■ YOUR GOAL ■
List each line in which the string "matplotlib" appears.
=-=-=
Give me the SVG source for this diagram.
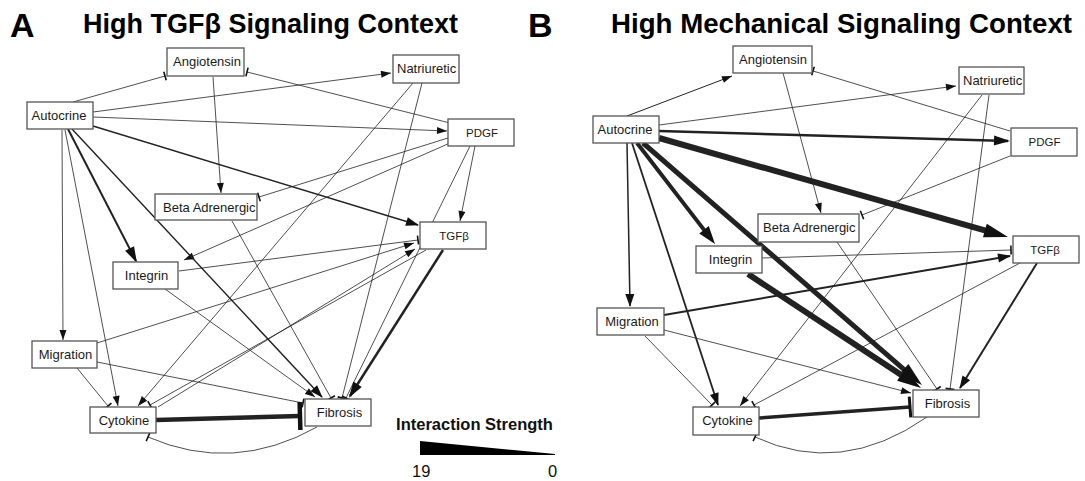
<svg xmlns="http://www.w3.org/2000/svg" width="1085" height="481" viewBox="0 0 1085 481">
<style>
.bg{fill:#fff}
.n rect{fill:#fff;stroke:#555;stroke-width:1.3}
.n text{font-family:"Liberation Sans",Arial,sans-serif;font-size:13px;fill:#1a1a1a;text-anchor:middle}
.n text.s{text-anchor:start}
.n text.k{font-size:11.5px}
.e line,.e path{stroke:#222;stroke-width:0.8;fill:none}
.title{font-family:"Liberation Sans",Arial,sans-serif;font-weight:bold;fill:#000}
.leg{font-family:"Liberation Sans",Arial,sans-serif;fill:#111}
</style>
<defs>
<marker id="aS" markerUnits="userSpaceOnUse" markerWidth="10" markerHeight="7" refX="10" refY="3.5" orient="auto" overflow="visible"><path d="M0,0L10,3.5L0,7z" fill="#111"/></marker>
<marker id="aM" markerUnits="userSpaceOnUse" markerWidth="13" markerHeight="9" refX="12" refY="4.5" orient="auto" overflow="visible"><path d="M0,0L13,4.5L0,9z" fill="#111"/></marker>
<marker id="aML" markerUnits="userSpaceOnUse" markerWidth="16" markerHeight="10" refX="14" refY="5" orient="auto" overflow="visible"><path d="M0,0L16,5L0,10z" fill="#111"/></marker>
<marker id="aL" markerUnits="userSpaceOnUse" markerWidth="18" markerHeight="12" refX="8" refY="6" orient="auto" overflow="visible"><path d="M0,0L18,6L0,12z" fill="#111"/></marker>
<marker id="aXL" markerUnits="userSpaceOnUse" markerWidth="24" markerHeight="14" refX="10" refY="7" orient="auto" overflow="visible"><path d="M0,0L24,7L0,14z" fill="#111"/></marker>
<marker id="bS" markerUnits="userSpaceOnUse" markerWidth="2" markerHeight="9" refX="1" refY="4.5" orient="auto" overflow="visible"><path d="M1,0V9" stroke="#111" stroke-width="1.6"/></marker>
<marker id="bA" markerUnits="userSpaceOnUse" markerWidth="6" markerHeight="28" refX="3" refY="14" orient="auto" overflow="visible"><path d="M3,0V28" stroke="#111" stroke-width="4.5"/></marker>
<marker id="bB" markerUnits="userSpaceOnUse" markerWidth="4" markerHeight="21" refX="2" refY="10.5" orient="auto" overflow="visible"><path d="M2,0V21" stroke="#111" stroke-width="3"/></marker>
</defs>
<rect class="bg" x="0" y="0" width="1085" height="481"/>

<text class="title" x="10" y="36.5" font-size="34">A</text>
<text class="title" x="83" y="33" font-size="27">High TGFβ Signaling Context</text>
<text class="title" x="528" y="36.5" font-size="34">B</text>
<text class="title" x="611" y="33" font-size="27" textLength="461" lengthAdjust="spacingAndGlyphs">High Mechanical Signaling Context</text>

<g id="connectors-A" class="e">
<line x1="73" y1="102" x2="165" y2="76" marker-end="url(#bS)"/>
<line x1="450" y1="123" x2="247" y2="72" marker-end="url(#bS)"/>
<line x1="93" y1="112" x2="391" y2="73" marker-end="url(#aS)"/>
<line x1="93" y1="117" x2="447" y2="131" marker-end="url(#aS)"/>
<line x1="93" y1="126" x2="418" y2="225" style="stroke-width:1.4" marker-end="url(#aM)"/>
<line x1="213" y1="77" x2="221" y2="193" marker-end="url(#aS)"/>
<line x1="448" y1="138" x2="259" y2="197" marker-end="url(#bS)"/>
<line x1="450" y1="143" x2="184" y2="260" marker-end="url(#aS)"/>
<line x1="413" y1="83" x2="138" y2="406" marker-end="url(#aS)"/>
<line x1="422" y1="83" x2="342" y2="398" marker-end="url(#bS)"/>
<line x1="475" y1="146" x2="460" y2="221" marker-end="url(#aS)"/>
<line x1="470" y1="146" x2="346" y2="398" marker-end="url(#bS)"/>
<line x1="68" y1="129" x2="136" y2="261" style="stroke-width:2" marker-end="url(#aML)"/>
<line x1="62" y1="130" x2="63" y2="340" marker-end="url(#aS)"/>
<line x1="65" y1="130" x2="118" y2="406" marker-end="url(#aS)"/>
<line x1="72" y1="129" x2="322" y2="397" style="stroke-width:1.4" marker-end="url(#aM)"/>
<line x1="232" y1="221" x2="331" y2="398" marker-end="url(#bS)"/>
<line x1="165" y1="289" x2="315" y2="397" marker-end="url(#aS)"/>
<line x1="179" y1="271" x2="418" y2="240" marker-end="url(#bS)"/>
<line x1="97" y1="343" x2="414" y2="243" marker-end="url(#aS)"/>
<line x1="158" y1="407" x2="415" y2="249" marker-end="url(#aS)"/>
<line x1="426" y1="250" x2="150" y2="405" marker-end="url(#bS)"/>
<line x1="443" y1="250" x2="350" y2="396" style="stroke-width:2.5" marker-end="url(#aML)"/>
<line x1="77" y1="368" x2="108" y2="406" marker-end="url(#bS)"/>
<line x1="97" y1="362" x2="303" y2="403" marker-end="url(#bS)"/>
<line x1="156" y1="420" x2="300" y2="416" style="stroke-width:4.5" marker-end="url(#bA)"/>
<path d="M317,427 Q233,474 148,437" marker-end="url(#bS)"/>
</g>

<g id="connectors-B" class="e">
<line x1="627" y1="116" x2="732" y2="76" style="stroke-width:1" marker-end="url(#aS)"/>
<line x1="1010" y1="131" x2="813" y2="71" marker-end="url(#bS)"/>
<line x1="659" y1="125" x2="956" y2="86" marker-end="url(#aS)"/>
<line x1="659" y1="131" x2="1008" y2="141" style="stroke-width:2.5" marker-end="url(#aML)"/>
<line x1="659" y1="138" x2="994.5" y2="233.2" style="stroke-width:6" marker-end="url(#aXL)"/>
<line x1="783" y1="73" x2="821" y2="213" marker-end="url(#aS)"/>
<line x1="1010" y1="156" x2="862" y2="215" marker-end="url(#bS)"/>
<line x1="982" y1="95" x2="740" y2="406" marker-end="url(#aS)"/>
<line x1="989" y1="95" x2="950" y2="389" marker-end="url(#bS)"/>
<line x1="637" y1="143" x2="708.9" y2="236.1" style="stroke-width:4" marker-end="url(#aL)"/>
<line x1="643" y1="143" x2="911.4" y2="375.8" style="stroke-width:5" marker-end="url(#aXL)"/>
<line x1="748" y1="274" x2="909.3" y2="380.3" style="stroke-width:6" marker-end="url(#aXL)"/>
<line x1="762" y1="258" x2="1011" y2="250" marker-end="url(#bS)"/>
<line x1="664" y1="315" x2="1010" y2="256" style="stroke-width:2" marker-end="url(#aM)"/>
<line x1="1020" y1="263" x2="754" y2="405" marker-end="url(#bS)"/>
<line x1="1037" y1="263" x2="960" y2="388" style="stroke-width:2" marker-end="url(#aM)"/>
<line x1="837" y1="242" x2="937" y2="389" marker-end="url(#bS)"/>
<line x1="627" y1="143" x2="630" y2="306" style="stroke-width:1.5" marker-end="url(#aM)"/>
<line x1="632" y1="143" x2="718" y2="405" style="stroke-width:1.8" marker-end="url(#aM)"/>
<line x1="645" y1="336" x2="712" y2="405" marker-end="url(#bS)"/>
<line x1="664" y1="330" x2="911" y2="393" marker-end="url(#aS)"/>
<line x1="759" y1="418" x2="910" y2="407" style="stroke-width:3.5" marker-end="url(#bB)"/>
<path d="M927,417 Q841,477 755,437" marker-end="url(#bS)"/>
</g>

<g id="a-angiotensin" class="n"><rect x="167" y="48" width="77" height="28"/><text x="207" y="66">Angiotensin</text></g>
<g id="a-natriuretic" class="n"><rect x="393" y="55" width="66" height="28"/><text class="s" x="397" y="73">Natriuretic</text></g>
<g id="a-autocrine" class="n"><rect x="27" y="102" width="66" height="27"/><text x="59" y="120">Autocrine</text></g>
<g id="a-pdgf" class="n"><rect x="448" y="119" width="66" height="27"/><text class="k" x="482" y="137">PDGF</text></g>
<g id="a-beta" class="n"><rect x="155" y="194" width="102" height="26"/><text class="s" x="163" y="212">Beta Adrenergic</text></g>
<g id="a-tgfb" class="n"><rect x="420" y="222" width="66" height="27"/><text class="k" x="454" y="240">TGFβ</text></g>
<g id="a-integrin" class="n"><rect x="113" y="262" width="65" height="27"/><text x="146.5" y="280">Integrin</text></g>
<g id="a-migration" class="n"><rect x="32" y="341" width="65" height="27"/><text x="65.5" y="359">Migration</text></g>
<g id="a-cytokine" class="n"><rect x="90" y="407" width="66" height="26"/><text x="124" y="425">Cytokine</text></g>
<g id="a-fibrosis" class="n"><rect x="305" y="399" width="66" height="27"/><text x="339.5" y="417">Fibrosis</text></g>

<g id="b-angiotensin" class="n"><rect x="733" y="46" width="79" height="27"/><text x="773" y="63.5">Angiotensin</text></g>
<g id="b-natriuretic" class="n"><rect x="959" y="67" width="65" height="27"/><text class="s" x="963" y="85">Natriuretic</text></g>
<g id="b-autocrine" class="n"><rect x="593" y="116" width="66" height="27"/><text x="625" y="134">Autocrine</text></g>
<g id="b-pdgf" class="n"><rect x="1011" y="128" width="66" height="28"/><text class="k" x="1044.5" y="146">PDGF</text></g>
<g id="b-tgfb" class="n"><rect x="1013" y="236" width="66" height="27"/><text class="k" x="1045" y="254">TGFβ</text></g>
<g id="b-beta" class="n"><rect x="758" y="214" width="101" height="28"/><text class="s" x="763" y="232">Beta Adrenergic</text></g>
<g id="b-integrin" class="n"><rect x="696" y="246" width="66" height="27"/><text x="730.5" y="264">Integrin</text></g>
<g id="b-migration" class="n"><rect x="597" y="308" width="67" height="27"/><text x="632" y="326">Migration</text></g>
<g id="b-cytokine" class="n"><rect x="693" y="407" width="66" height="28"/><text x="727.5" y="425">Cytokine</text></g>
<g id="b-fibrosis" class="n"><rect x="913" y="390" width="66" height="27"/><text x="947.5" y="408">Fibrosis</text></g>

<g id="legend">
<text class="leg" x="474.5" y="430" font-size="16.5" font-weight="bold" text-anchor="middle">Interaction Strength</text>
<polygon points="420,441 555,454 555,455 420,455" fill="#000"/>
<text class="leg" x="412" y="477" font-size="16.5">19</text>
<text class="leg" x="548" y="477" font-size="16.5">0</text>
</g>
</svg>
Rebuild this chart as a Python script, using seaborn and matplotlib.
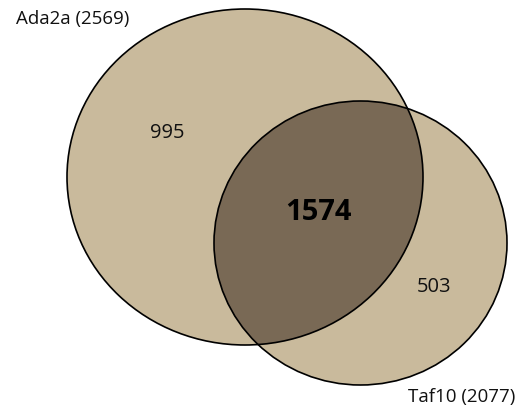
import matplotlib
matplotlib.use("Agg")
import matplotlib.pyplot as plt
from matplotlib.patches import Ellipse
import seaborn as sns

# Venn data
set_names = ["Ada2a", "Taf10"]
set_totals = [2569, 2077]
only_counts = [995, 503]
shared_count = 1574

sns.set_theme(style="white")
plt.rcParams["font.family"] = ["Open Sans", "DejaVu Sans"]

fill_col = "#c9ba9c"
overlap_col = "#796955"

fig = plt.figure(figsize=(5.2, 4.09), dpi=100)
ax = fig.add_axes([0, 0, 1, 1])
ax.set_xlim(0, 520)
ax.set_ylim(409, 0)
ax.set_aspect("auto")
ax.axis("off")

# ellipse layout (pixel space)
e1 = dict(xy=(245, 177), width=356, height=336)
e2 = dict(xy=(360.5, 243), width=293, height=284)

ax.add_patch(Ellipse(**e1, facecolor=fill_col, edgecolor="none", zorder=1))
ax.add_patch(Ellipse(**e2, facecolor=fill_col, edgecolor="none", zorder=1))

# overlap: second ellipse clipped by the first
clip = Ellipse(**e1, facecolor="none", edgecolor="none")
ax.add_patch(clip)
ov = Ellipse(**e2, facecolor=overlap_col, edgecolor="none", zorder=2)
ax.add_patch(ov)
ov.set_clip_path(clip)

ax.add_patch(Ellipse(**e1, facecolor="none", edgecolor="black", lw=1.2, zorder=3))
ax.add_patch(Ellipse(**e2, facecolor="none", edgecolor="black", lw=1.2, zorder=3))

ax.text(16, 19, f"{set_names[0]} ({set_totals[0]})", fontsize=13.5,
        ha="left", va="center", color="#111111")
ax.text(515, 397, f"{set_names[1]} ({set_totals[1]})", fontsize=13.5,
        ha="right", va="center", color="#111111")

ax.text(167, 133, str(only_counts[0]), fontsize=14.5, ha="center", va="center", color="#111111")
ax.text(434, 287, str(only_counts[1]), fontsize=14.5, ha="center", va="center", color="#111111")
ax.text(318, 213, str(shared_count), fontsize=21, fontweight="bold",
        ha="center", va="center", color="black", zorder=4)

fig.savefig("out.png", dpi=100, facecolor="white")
=-=-=
■ RESPONSE TO THE EXERCISE ■
Rebuild this chart as a Python script, using seaborn and matplotlib.
import matplotlib
matplotlib.use("Agg")
import matplotlib.pyplot as plt
from matplotlib.patches import Ellipse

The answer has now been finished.